A core augmentation strategy enables banks to separate the system of engagement from the system of record. The legacy core continues to handle transactions and account processing, while the augmentation layer drives agility, orchestration, and monetization innovation. This approach can be used for:

  • Dynamic Pricing and Monetization: Static, product-centric pricing strategies are no longer effective in supporting the complexity of modern commercial relationships. Both retail and corporate customers now expect relationship driven, dynamic pricing models that address their needs and behavior. An augmented core will help banks to transform pricing into a configurable, governed, and continuously optimized capability rather than one that is rigidly embedded in fragmented legacy systems. By leveraging customer behavioral data, profitability insights, and market intelligence, banks can refine pricing strategies dynamically and respond faster to changing market conditions and customer expectations.
  • Faster and More Accurate Deal Execution: Modern corporate banking is a highly complex web of multiple products, customized terms, negotiated pricing structures, and approvals spanning several business functions. Fragmented legacy systems and processes cannot keep pace with the demands of today’s deals, resulting in inconsistent implementation, operational delays, and execution gaps. Core augmentation helps corporate banks streamline and coordinate deal workflows by enabling reusable pricing and product configurations, automating approvals, simulating outcomes, and more. Banks can connect negotiated terms directly to execution systems, improve visibility into profitability and risk, and reduce manual errors and operational delays. This ensures greater consistency between what is negotiated with the customer and what is ultimately executed operationally and reflected accurately in billing and revenue realization.
  • Revenue Precision Across the Lifecycle: A key concern for most banks across the APAC is plugging revenue leakage and ensuring revenue precision. This remains a challenge for most organizations thanks to the disconnect between pricing, deal structuring, implementation, and billing. Even when commercial agreements are negotiated correctly, execution gaps across systems and teams can lead to underbilling, revenue leakage, delayed invoicing, customer disputes, and operational inefficiencies. Core augmentation helps address this challenge by ensuring continuity across the revenue lifecycle. Key elements like recreating pricing logic, deal terms, product configurations, and billing rules are handled through a connected, automated orchestration layer, eliminating manual errors and misses. This improves revenue precision, operational transparency, and governance across the entire monetization process.
  • Enabling AI-Driven Revenue Innovation: Only 10 percent5 of banks in the APAC region are ready to scale AI to drive measurable business value. But interest in the technology is growing and most organizations are looking to embed AI into commercial operations.

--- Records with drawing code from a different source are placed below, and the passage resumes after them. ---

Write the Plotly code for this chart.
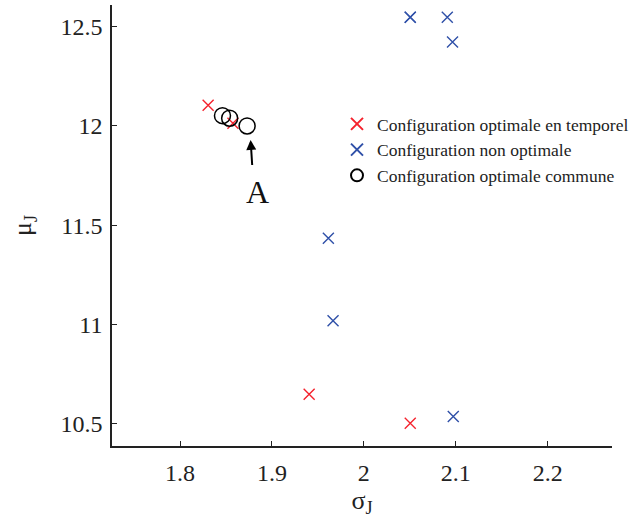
import plotly.graph_objects as go

# Data
red_x = [1.8306, 1.8576, 1.9405, 2.0505]
red_y = [12.104, 12.014, 10.650, 10.503]

blue_x = [2.0505, 2.0505, 2.0908, 2.0965, 1.9614, 1.9665, 2.0973]
blue_y = [12.547, 12.547, 12.547, 12.423, 11.435, 11.020, 10.537]

circ_x = [1.8462, 1.8540, 1.8730]
circ_y = [12.052, 12.039, 12.000]

names = ["Configuration optimale en temporel",
         "Configuration non optimale",
         "Configuration optimale commune"]

x_ticks = [1.8, 1.9, 2.0, 2.1, 2.2]
x_tick_labels = ["1.8", "1.9", "2", "2.1", "2.2"]
y_ticks = [10.5, 11.0, 11.5, 12.0, 12.5]
y_tick_labels = ["10.5", "11", "11.5", "12", "12.5"]

FONT = "Liberation Serif"
RED = "#f5222d"
BLUE = "#2f50a8"
TXT = "#222222"

fig = go.Figure()
fig.add_trace(go.Scatter(x=red_x, y=red_y, mode="markers", name=names[0],
                         marker=dict(symbol="x-thin", size=11, line=dict(color=RED, width=1.4), color=RED)))
fig.add_trace(go.Scatter(x=blue_x, y=blue_y, mode="markers", name=names[1],
                         marker=dict(symbol="x-thin", size=11, line=dict(color=BLUE, width=1.4), color=BLUE)))
fig.add_trace(go.Scatter(x=circ_x, y=circ_y, mode="markers", name=names[2],
                         marker=dict(symbol="circle-open", size=16, line=dict(color="black", width=1.5), color="black")))

# Arrow pointing at "A"
fig.add_annotation(x=1.8768, y=11.93, ax=1.879, ay=11.768, xref="x", yref="y",
                   axref="x", ayref="y", text=" ", showarrow=True,
                   arrowhead=2, arrowsize=1, arrowwidth=2, arrowcolor="black",
                   font=dict(family=FONT, size=10))
fig.add_annotation(x=1.8843, y=11.668, xref="x", yref="y", text="A", showarrow=False,
                   font=dict(family=FONT, size=32, color="#111"))

fig.update_layout(
    width=639, height=525,
    margin=dict(l=112, r=24, t=5, b=79),
    paper_bgcolor="white", plot_bgcolor="white",
    font=dict(family=FONT, color=TXT),
    legend=dict(x=0.45, y=0.771, xanchor="left", yanchor="top",
                bgcolor="rgba(0,0,0,0)", font=dict(family=FONT, size=17.5, color=TXT),
                itemsizing="constant", tracegroupgap=0, itemwidth=30),
    showlegend=True,
)
fig.update_xaxes(range=[1.726, 2.27], tickmode="array", tickvals=x_ticks, ticktext=x_tick_labels,
                 ticks="inside", ticklen=5, tickwidth=1.2, tickcolor=TXT, ticklabelstandoff=4,
                 showline=True, linecolor=TXT, linewidth=1.5, showgrid=False, zeroline=False,
                 tickfont=dict(family=FONT, size=24, color=TXT),
                 title=dict(text="σ<sub>J</sub>", font=dict(family=FONT, size=26, color=TXT), standoff=6))
fig.update_yaxes(range=[10.389, 12.609], tickmode="array", tickvals=y_ticks, ticktext=y_tick_labels,
                 ticks="inside", ticklen=5, tickwidth=1.2, tickcolor=TXT, ticklabelstandoff=3,
                 showline=True, linecolor=TXT, linewidth=1.5, showgrid=False, zeroline=False,
                 tickfont=dict(family=FONT, size=24, color=TXT),
                 title=dict(text="μ<sub>J</sub>", font=dict(family=FONT, size=26, color=TXT), standoff=21))

fig.write_html("out.html", config={"displayModeBar": False},
               post_script="document.body.style.margin='0';")
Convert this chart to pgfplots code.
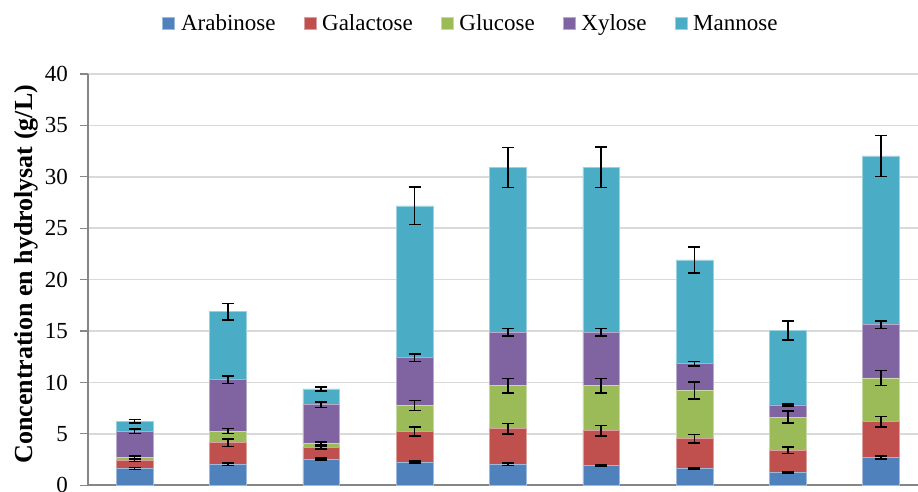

These capabilities require connected data, configurable workflows, and flexible orchestration environments that many legacy core systems cannot support independently. Cloud-native, microservices-based middleware platforms help bridge this gap by enabling banks to layer AI-enabled capabilities over existing infrastructure without disrupting critical core operations. This creates a more agile environment where banks can experiment with new pricing models, launch innovative offerings faster, and continuously optimize revenue strategies.

Core augmentation represents a significant opportunity in how banks approach transformation. Rather than focusing solely on replacing legacy infrastructure, banks are increasingly prioritizing capability transformation by modernizing the functions that directly impact growth, profitability, customer experience, and revenue execution. By augmenting the core, banks can accelerate innovation, improve agility and scalability, modernize pricing and deal management capabilities, strengthen revenue governance, support AI-driven monetization strategies, and deliver more personalized and competitive offerings.